Dataset entries:

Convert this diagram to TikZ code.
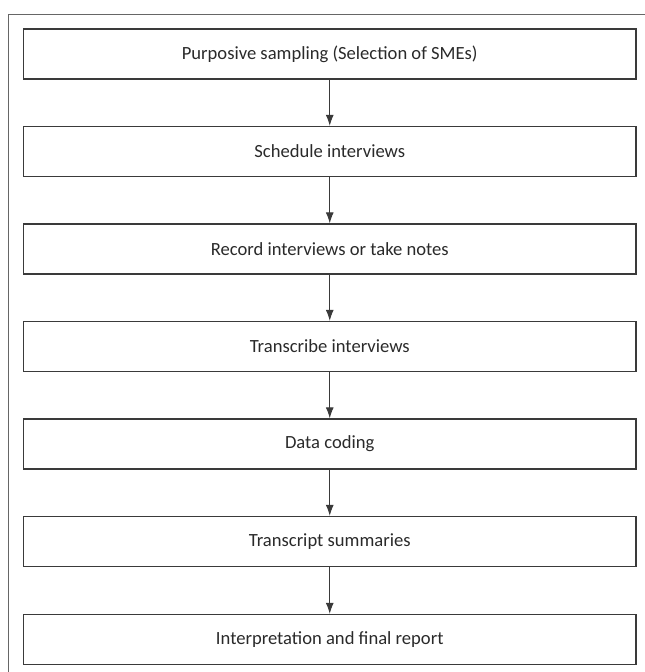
\documentclass[tikz,border=0pt]{standalone}
\usepackage{fontspec}
\setmainfont{Carlito}
\usetikzlibrary{arrows.meta}

\definecolor{linegray}{HTML}{3A3A3A}
\definecolor{textgray}{HTML}{2A2A2A}

\tikzset{
    stepbox/.style={draw=linegray, line width=1.3pt, minimum width=612.5pt,
        minimum height=50pt, inner sep=0pt, text=textgray,
        font=\fontsize{18.6}{22}\selectfont},
    flow/.style={-{Latex[length=11pt,width=8pt]}, draw=linegray, line width=1pt}
}

\begin{document}
\begin{tikzpicture}[x=1pt,y=-1pt]
    \useasboundingbox (0,0) rectangle (645,672);

    % frame, only the top and left edges show
    \draw[gray!80!black, line width=1pt] (645,14) -- (8.5,14) -- (8.5,672);

    \foreach \i/\y/\txt in {1/54/{Purposive sampling (Selection of SMEs)},
                            2/151.5/{Schedule interviews},
                            3/249/{Record interviews or take notes},
                            4/346.5/{Transcribe interviews},
                            5/444/{Data coding},
                            6/541.5/{Transcript summaries},
                            7/639.5/{Interpretation and final report}}
    {
        \node[stepbox] (s\i) at (329.75,\y) {\txt};
    }

    % arrows between steps
    \foreach \i [count=\j from 2] in {1,...,6}
    {
        \draw[flow] (s\i) -- (s\j);
    }

\end{tikzpicture}
\end{document}
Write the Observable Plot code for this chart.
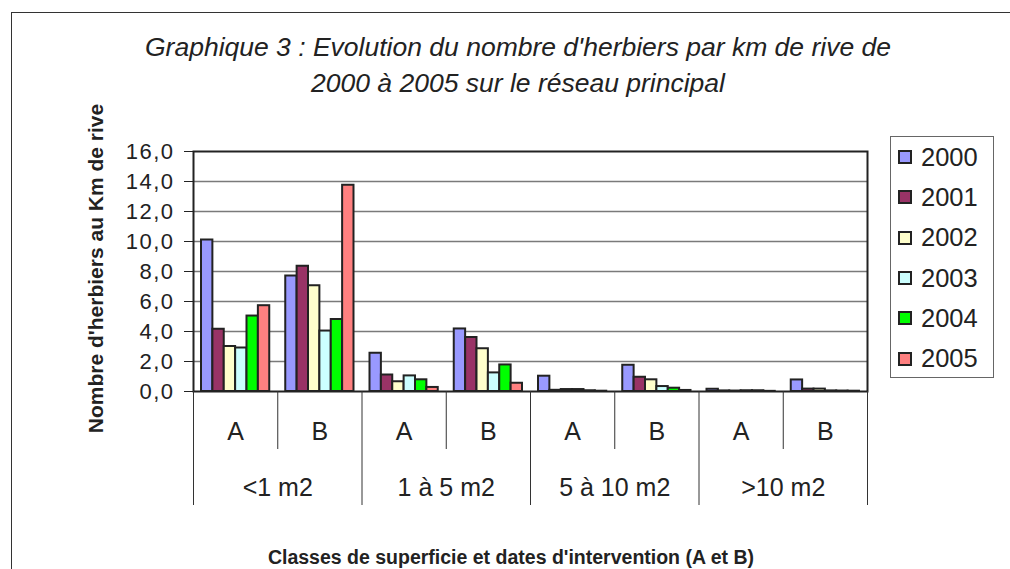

Aim:
Transcribe the records above exactly as they appear, leaving out any pictures.

Solved exercise:
Convert this diagram to TikZ code.
\documentclass[tikz,border=0pt]{standalone}
\usepackage{fontspec}
\setmainfont{Carlito}
\usetikzlibrary{arrows.meta}

\definecolor{linegray}{HTML}{3A3A3A}
\definecolor{textgray}{HTML}{2A2A2A}

\tikzset{
    stepbox/.style={draw=linegray, line width=1.3pt, minimum width=612.5pt,
        minimum height=50pt, inner sep=0pt, text=textgray,
        font=\fontsize{18.6}{22}\selectfont},
    flow/.style={-{Latex[length=11pt,width=8pt]}, draw=linegray, line width=1pt}
}

\begin{document}
\begin{tikzpicture}[x=1pt,y=-1pt]
    \useasboundingbox (0,0) rectangle (645,672);

    % frame, only the top and left edges show
    \draw[gray!80!black, line width=1pt] (645,14) -- (8.5,14) -- (8.5,672);

    \foreach \i/\y/\txt in {1/54/{Purposive sampling (Selection of SMEs)},
                            2/151.5/{Schedule interviews},
                            3/249/{Record interviews or take notes},
                            4/346.5/{Transcribe interviews},
                            5/444/{Data coding},
                            6/541.5/{Transcript summaries},
                            7/639.5/{Interpretation and final report}}
    {
        \node[stepbox] (s\i) at (329.75,\y) {\txt};
    }

    % arrows between steps
    \foreach \i [count=\j from 2] in {1,...,6}
    {
        \draw[flow] (s\i) -- (s\j);
    }

\end{tikzpicture}
\end{document}
Write the Observable Plot code for this chart.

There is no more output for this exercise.